China Removes Unlicensed Foreign Movies and TV Shows From Streaming Sites
The move is part of a broad crackdown on pornography and violence online.
China has introduced a raft of new rules that will remove unlicensed foreign films and TV shows from online video sites, as a much-heralded deadline kicked in on April 1.
Until late last year, online video sites largely were self-censoring, but the government is cracking down hard on pornography, violence or anything that might challenge the authority of the ruling Communist Party.
In September, the State Administration of Press, Publication, Radio, Film and Television (SAPPRFT) announced it must approve all foreign TV shows before they can be posted on video sites, and producers must present the whole season for approval before it can be screened.
"Without a publication license, no overseas films or TV series are allowed to stream online," a notice from SAPPRFT carried on the Xinhua news agency said, adding that works not registered in official records will be removed starting on Wednesday.
The TV rules mean shows like Game of Thrones, The Newsroom and Band of Brothers could face delays of up to nine months before being broadcast.
It will also affect movies streamed online in China, the the world’s second-biggest film market, where Hollywood studios have started reaping profits from selling content to sites such as Youku Tudou, Baidu’s iQiyi, Sohu.com and Tencent.
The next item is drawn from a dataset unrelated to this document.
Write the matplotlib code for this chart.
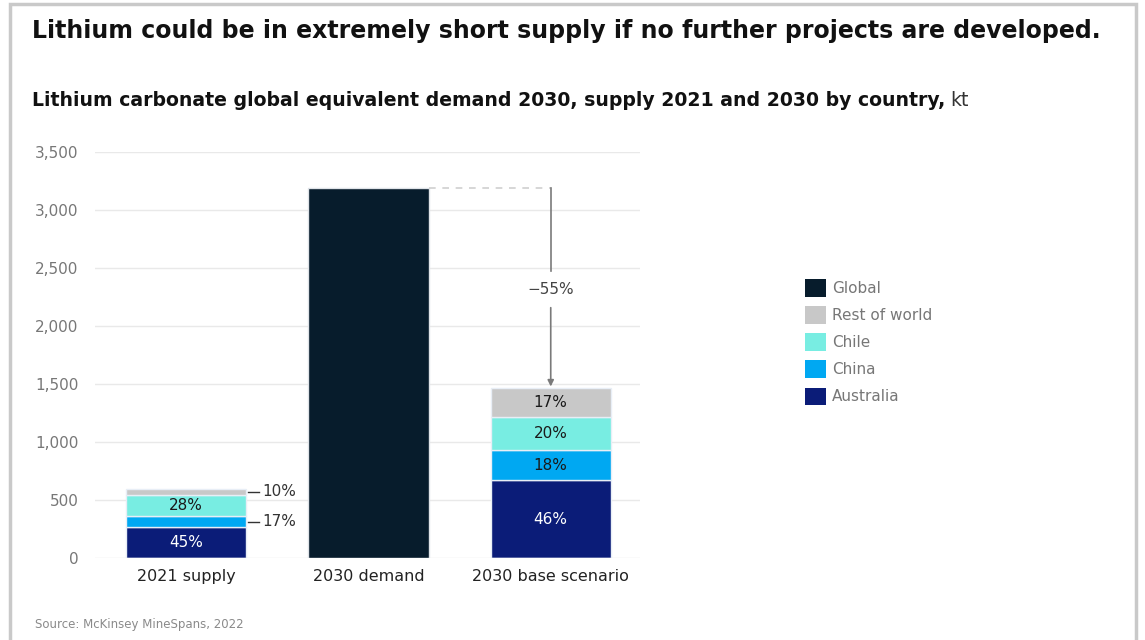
import matplotlib.pyplot as plt
from matplotlib.patches import Rectangle, Patch

# lithium carbonate equivalent, kt
categories = ['2021 supply', '2030 demand', '2030 base scenario']
australia = [265, 0, 670]
china = [100, 0, 260]
chile = [175, 0, 290]
rest_of_world = [60, 0, 245]
global_demand = [0, 3195, 0]

australia_pct = ['45%', '', '46%']
china_pct = ['17%', '', '18%']
chile_pct = ['28%', '', '20%']
row_pct = ['10%', '', '17%']
gap_label = '\u221255%'

c_global = '#071c2c'
c_row = '#c8c8c8'
c_chile = '#78ede2'
c_china = '#00a8f2'
c_aus = '#0b1c78'
grey = '#7a7a7a'

fig = plt.figure(figsize=(11.45, 6.4), dpi=100)
fig.patches.append(Rectangle((0.009, -0.01), 0.983, 1.003, transform=fig.transFigure,
                             fill=False, edgecolor='#c9c9c9', linewidth=2.5))

ax = fig.add_axes([0.083, 0.128, 0.476, 0.634])
x = range(len(categories))
w = 0.66

bottom = [0] * 3
stacks = [(australia, c_aus), (china, c_china), (chile, c_chile), (rest_of_world, c_row)]
for vals, col in stacks:
    ax.bar(x, vals, w, bottom=bottom, color=col, edgecolor='#e8eef6', linewidth=1, zorder=3)
    bottom = [b + v for b, v in zip(bottom, vals)]
ax.bar(x, global_demand, w, color=c_global, edgecolor='#dfe3e8', linewidth=1, zorder=3)

# labels inside the stacks
lab_font = dict(ha='center', va='center', fontsize=11, zorder=4)
for i in (0, 2):
    ax.text(i, australia[i] / 2, australia_pct[i], color='white', **lab_font)
    base = australia[i] + china[i]
    if i == 2:
        ax.text(i, australia[i] + china[i] / 2, china_pct[i], color='#1a1a1a', **lab_font)
    ax.text(i, base + chile[i] / 2, chile_pct[i], color='#1a1a1a', **lab_font)
    if i == 2:
        ax.text(i, base + chile[i] + rest_of_world[i] / 2, row_pct[i], color='#1a1a1a', **lab_font)

# callouts for the thin 2021 segments
y_row = australia[0] + china[0] + chile[0] + rest_of_world[0] / 2
y_china = australia[0] + china[0] / 2
for yy, txt in ((y_row, row_pct[0]), (y_china, china_pct[0])):
    ax.plot([w / 2 + 0.01, w / 2 + 0.07], [yy, yy], color='#333333', lw=1, zorder=4,
            clip_on=False)
    ax.text(w / 2 + 0.09, yy, txt, ha='left', va='center', fontsize=11, color='#333333')

# gap between demand and base supply
top_d = global_demand[1]
top_b = bottom[2]
ax.plot([1 + w / 2, 2], [top_d, top_d], color='#cfcfcf', lw=1.2, ls=(0, (4, 4)), zorder=4)
mid = 2320
ax.plot([2, 2], [top_d, mid + 160], color=grey, lw=1.2, zorder=4)
ax.annotate('', xy=(2, top_b + 15), xytext=(2, mid - 160),
            arrowprops=dict(arrowstyle='-|>', color=grey, lw=1.2, mutation_scale=9,
                            shrinkA=0, shrinkB=0), zorder=4)
ax.text(2, mid, gap_label, ha='center', va='center', fontsize=11, color='#444444')

ax.set_xlim(-0.5, 2.49)
ax.set_ylim(0, 3500)
ax.set_yticks(range(0, 3501, 500))
ax.set_yticklabels(['0', '500', '1,000', '1,500', '2,000', '2,500', '3,000', '3,500'])
ax.set_xticks(list(x))
ax.set_xticklabels(categories)
ax.grid(axis='y', color='#e9e9e9', lw=1, zorder=0)
for s in ax.spines.values():
    s.set_visible(False)
ax.tick_params(axis='y', length=0, labelsize=11, labelcolor='#777777', pad=12)
ax.tick_params(axis='x', length=0, labelsize=11.5, labelcolor='#222222', pad=8)

handles = [Patch(facecolor=c, edgecolor='none') for c in (c_global, c_row, c_chile, c_china, c_aus)]
names = ['Global', 'Rest of world', 'Chile', 'China', 'Australia']
leg = fig.legend(handles, names, loc='upper left', bbox_to_anchor=(0.703, 0.564), frameon=False,
                 fontsize=11, handlelength=1.4, handleheight=1.4, labelspacing=0.62,
                 handletextpad=0.35, borderaxespad=0, borderpad=0)
for t in leg.get_texts():
    t.set_color('#777777')

fig.text(0.028, 0.952, 'Lithium could be in extremely short supply if no further projects are developed.',
         fontsize=17, fontweight='bold', color='#111111', va='center')
sub = fig.text(0.028, 0.843, 'Lithium carbonate global equivalent demand 2030, supply 2021 and 2030 by country,',
               fontsize=13.6, fontweight='bold', color='#111111', va='center')
fig.canvas.draw()
bb = sub.get_window_extent().transformed(fig.transFigure.inverted())
fig.text(bb.x1 + 0.004, 0.843, 'kt', fontsize=13.6, color='#333333', va='center')
fig.text(0.031, 0.024, 'Source: McKinsey MineSpans, 2022', fontsize=8.5, color='#8a8a8a', va='center')

fig.savefig('out.png', dpi=100)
But negotiating its regulatory environment can be tricky, and censorship of movies and TV online will make the market more challenging.
Because they are tightly censored, and because domestically produced shows are so popular, most TV channels do not generally broadcast foreign fare, but streaming sites have become major providers of foreign TV shows for Chinese fans.
Separately, the Ministry of Culture said it would punish Internet companies including Tencent, Youku Tudou and iQiyi for hosting videos suspected of containing violence and pornography.
The offending material is primarily Japanese anime on the video streaming websites of Tencent, Youku Tudou, iQiyi, Sohu.com and Leshi, the Ministry of Culture said on its website.
The titles in question — Blood-C, Terror in Resonance and Highschool of the Dead — include scenes of violence, pornography, terrorism and crimes against public morality, the ministry said.